‘A member of the family?’ An online workshop with Anna Boucher on the exploitation of migrant domestic labour
Tuesday 2 June at 10:00 am to 11:30 am
Both structural and demographic characteristics can influence the exploitation of workers. Gender is one such characteristic. In this virtual workshop, Anna Boucher will present a paper analysing the role of gender in migrant worker employment violations and why female migrants may experience worse conditions than male migrants. Her presentation will be followed by comments from Tonia Novitz, Professor of Labour Law at the University of Bristol, before the discussion is opened up to the audience.
Anna’s paper outlines a key court case – Nambalat v Taher & Anor: Udin v Pasha & Ors  EWCA Civ 1249 – in which a number of female migrant domestic workers in the UK unsuccessfully challenged wage underpayment on the basis that they were incorrectly viewed as ‘members of the family.’ Nambalat raises questions about how work in the private sphere is valued and about the gendered slippage between paid care work and motherly duties that live-in domestic workers face.
Research shows that female migrants are clustered in sectors that are less amenable to unionization and transparency, such as domestic care work or sex work. Female migrants also suffer far higher rates of sexual harassment, sexual assault, sexual servitude and trafficking than their male counterparts. Anna will address the overarching gender disaggregated trends from court cases across Australia, Canada, England and the State of California.

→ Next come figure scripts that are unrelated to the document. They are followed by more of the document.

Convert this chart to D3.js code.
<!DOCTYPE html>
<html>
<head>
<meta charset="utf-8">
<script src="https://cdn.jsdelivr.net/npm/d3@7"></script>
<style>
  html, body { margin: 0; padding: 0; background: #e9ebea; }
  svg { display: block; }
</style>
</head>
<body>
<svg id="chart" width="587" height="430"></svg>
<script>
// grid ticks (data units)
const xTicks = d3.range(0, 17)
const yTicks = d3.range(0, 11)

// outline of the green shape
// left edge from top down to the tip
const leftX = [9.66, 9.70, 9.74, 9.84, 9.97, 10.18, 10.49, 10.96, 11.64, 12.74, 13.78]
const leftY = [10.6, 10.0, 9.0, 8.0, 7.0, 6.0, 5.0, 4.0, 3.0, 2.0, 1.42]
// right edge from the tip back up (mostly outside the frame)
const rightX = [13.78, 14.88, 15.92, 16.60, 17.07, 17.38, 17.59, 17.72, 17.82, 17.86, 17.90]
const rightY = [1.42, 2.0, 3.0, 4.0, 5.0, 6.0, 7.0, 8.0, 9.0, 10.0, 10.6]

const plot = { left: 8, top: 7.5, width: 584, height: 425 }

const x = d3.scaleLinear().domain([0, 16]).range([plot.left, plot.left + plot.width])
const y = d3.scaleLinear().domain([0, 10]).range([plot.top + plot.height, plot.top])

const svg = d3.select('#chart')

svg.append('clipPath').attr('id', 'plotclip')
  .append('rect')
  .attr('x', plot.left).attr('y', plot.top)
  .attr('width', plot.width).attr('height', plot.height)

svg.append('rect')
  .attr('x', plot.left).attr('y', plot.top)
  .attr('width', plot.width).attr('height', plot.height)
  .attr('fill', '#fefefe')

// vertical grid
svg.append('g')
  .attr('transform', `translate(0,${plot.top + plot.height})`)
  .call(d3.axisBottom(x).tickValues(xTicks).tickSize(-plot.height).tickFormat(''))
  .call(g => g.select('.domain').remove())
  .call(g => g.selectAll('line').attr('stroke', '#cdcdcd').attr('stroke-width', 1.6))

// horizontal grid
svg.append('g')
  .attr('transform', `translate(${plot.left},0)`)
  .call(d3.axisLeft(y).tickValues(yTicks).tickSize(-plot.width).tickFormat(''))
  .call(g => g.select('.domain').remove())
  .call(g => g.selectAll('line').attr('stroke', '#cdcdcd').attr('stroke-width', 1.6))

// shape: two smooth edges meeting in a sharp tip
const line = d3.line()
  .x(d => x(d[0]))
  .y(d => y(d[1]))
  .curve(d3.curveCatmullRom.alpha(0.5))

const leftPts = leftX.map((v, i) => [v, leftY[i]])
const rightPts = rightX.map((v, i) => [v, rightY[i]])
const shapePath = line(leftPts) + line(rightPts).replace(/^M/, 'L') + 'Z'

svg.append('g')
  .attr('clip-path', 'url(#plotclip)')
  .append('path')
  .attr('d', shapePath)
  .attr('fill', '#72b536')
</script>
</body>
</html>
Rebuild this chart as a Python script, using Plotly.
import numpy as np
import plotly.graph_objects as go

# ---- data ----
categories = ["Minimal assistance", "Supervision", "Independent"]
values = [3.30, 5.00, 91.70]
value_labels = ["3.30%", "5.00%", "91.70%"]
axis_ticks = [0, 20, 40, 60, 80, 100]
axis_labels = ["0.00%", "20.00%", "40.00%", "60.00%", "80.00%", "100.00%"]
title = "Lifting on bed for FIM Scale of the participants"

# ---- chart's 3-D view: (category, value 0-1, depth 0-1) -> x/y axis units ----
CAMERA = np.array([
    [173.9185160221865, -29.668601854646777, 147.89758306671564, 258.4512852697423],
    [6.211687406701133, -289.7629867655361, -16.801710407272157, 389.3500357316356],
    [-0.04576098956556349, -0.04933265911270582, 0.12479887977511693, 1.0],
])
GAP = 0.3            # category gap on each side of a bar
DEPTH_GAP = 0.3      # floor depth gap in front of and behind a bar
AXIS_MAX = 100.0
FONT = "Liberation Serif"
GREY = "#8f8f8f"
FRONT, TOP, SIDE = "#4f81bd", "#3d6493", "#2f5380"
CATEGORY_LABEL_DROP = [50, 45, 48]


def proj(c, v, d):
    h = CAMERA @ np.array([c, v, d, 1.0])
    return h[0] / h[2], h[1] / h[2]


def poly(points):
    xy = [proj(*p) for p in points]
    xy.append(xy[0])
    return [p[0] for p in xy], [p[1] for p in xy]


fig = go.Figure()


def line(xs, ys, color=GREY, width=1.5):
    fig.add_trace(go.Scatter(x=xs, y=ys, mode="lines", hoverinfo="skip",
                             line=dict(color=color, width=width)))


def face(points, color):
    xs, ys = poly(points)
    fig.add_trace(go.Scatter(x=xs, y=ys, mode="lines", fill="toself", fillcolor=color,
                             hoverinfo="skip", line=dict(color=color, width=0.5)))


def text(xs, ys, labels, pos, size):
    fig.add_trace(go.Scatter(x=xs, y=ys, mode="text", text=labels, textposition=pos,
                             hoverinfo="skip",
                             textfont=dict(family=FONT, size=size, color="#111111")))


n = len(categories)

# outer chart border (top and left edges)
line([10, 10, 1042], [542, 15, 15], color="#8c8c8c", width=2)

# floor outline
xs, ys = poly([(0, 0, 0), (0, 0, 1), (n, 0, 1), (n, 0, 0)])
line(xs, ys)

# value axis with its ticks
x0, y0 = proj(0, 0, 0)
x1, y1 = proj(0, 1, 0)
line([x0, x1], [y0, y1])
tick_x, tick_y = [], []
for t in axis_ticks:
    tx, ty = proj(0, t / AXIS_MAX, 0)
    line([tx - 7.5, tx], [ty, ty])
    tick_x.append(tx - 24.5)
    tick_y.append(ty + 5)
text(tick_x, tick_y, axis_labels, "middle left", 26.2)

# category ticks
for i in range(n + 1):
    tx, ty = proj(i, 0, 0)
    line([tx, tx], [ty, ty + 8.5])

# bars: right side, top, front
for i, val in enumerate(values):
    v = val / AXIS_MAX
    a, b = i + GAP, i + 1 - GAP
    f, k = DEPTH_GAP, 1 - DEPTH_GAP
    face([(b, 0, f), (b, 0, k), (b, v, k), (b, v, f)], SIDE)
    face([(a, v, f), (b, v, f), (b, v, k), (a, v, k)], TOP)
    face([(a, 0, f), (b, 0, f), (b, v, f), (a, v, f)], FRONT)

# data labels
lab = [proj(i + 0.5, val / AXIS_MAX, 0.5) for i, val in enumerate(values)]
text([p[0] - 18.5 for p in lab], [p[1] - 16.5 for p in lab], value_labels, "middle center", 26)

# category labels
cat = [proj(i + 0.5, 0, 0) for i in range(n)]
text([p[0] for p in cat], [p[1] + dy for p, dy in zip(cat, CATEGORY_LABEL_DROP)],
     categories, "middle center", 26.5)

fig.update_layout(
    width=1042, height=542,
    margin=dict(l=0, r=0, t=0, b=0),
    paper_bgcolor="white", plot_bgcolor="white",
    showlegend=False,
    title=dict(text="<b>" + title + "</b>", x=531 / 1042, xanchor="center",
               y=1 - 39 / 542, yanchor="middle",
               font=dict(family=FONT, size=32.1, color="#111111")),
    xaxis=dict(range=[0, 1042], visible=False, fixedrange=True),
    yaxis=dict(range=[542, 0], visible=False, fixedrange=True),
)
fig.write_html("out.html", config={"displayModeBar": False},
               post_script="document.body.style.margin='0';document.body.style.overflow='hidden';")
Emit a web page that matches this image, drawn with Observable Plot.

Places are limited for the workshop so please register on the Eventbrite page. A weblink for joining will be sent out to registrees at the end of May, along with instructions on how to submit a question for the discussion (before and during the event).
Anna Boucher is Associate Professor in the Department of Government and International Relations at the University of Sydney and a SOAR Fellow. The work presented in this seminar is from her current book project ‘Patterns of Exploitation: Understanding migrant workplace rights abuses’. In this book, she compiles a Migrant Worker Rights Database and analyses its 1,000 court cases to present quantitative statistics on the employment-based violations of migrants in Australia, Canada, England and the State of California from 1996 through to 2016. This research is coupled with in-depth analysis of seven key court cases in these four jurisdictions along with interviews with leading solicitors and barristers, policy makers and activists, who worked on those cases.